At the dawn of the 19th century several of the industrialising cities of Northern England had started to develop their first self-sustaining artistic communities, with institutions similar to London's Royal Academy of Art—but Manchester was a conspicuous laggard relative to peer cities like Liverpool and Birmingham, with a reputation for philistinism that would endure well into the Victorian era. This began to change in 1823, when Parry and fellow artist Frank Stone (along with their mutual friend William Brigham, a local businessman) visited an exhibition in Leeds put on by the Northern Society for the Encouragement of the Fine Arts, which had been formed by Leeds' artists in the 1800s as a way of collectively soliciting patronage from the city's wealthy industrialists. Inspired, they returned home and together with a small group of other local artists—including James Parry, Arthur Perigal, and Charles Calvert—formed a new society called the Associated Artists of Manchester.

Over the following months the group secured support from prominent local figures (including Sir Oswald Mosley), elected a board of governors, and agreed on a primary objective: the establishment of "the Manchester Institution for the Promotion of Literature, Science, and the Arts," containing art galleries (for annual exhibitions of works by local artists), lecture theatres, a library, and research laboratories. After raising £21,100 (roughly £1.6m in 2023 adjusted for inflation) a plot of land was purchased on Mosley Street in 1825, and construction started on a building designed by Charles Barry which would be completed by 1834. In the meantime, the newly christened Royal Manchester Institution held Manchester's first public exhibition of paintings in an art dealer's gallery on Market Street in 1827.
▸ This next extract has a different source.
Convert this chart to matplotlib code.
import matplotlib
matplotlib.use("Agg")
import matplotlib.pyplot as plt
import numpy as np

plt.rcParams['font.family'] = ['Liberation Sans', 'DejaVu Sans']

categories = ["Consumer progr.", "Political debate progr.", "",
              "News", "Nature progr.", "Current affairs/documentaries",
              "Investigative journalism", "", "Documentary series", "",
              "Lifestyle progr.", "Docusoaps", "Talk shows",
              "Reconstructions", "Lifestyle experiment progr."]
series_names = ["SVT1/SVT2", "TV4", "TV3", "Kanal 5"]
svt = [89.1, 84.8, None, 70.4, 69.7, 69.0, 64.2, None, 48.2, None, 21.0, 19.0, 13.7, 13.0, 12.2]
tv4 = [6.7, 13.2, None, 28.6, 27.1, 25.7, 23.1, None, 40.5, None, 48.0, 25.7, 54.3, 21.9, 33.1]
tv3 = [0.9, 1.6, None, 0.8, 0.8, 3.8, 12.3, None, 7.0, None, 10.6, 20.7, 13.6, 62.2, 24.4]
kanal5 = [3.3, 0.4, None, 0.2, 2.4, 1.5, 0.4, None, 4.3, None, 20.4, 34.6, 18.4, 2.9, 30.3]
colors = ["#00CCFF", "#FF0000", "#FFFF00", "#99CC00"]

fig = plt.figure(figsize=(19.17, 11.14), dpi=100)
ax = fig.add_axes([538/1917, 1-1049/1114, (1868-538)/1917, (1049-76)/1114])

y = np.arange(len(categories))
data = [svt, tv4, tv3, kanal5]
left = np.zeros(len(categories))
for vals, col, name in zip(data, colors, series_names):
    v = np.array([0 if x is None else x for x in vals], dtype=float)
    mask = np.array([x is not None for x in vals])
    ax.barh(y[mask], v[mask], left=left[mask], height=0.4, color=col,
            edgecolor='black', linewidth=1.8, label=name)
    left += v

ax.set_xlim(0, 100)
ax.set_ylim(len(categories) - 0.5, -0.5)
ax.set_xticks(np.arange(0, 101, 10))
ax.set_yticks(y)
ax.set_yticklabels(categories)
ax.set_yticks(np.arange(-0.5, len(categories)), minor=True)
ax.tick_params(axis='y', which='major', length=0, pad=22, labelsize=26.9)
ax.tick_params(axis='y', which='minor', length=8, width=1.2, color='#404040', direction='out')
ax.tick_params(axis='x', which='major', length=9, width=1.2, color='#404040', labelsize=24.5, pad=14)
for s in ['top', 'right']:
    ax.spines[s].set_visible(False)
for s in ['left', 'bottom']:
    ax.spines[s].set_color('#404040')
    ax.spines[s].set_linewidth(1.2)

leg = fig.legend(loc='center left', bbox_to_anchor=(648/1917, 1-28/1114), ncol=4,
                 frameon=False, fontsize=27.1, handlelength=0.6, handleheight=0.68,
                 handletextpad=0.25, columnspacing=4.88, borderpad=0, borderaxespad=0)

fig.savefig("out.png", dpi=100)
However, Parry did not live to see this exhibition—in 1826 he moved to London after securing commissions there, but died only a few months later at the age of 33. His brother James continued to be an important member of Manchester's artistic community for several decades, but Parry's relatively short career meant that he soon faded from memory, and today only one of his paintings—The Misses Heywood (1817)—is in the permanent collection of a British art museum (though the National Portrait Gallery has a small number of mezzotint prints which were copied from some of Parry's original portraits). Parry's reputation is now largely tied to the origin story of the Royal Manchester Institution—for example, Dennis Child's Painters in the Northern Counties of England and Wales (1994), a standard reference text used by historians and auction houses for identifying works produced by artists working pre-1940, describes Parry as the Institution's "founding father."

== Personal life ==
Parry married Elizabeth Smallwood in 1816; they had three sons. The family moved to London in May 1826, presumably shortly after the death of Joseph Parry on 11 May after a long illness. Parry himself then died on 15 September 1826. His death was noted in Manchester's local newspapers, which described him as "an artist of considerable local celebrity [who] was one of the original projectors of our Royal Institution, and bade fair to hold an exalted rank in his profession."
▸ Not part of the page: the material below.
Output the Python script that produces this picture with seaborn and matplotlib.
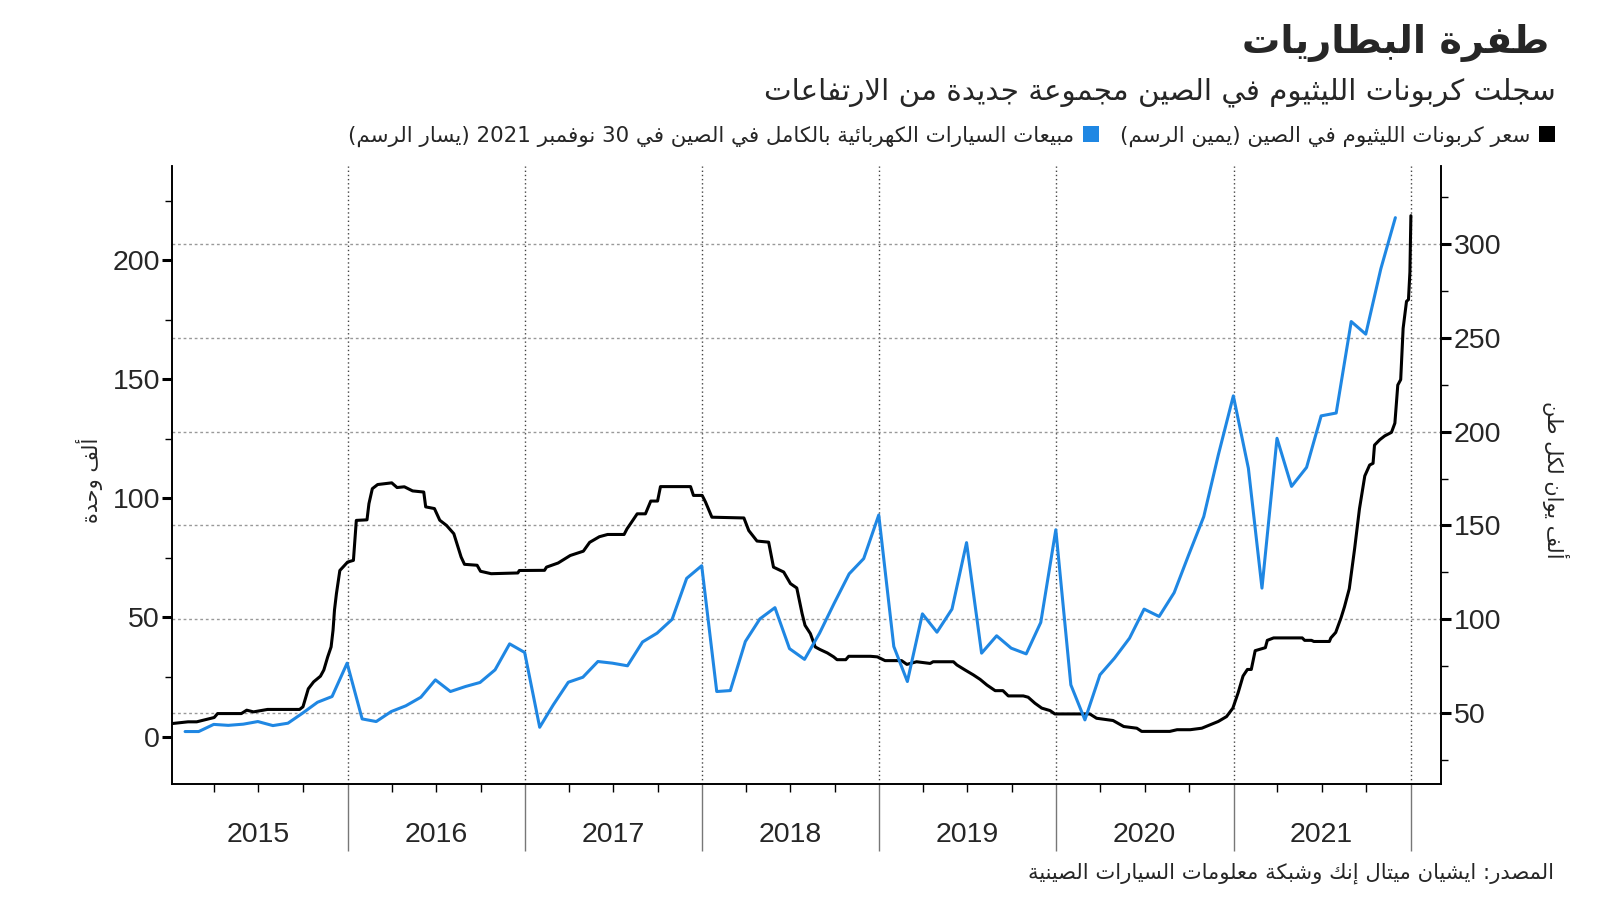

He was buried at St. Martin-in-the-Fields in London, but the church's burial ground was lost in the mid-19th century as it became part of the route of Duncannon Street, which was built to provide access to newly constructed Trafalgar Square.

Parry's youngest son, wool merchant Charles James Parry, had minor success as a landscape painter, and his two sons were also artists. One of them—David Henry Parry, a military painter and writer named after his grandfather—was the primary source for much of the information in the 1895 Dictionary of National Biography entry on Joseph Parry and his sons, and his paintings are sometimes mistakenly attributed to his grandfather.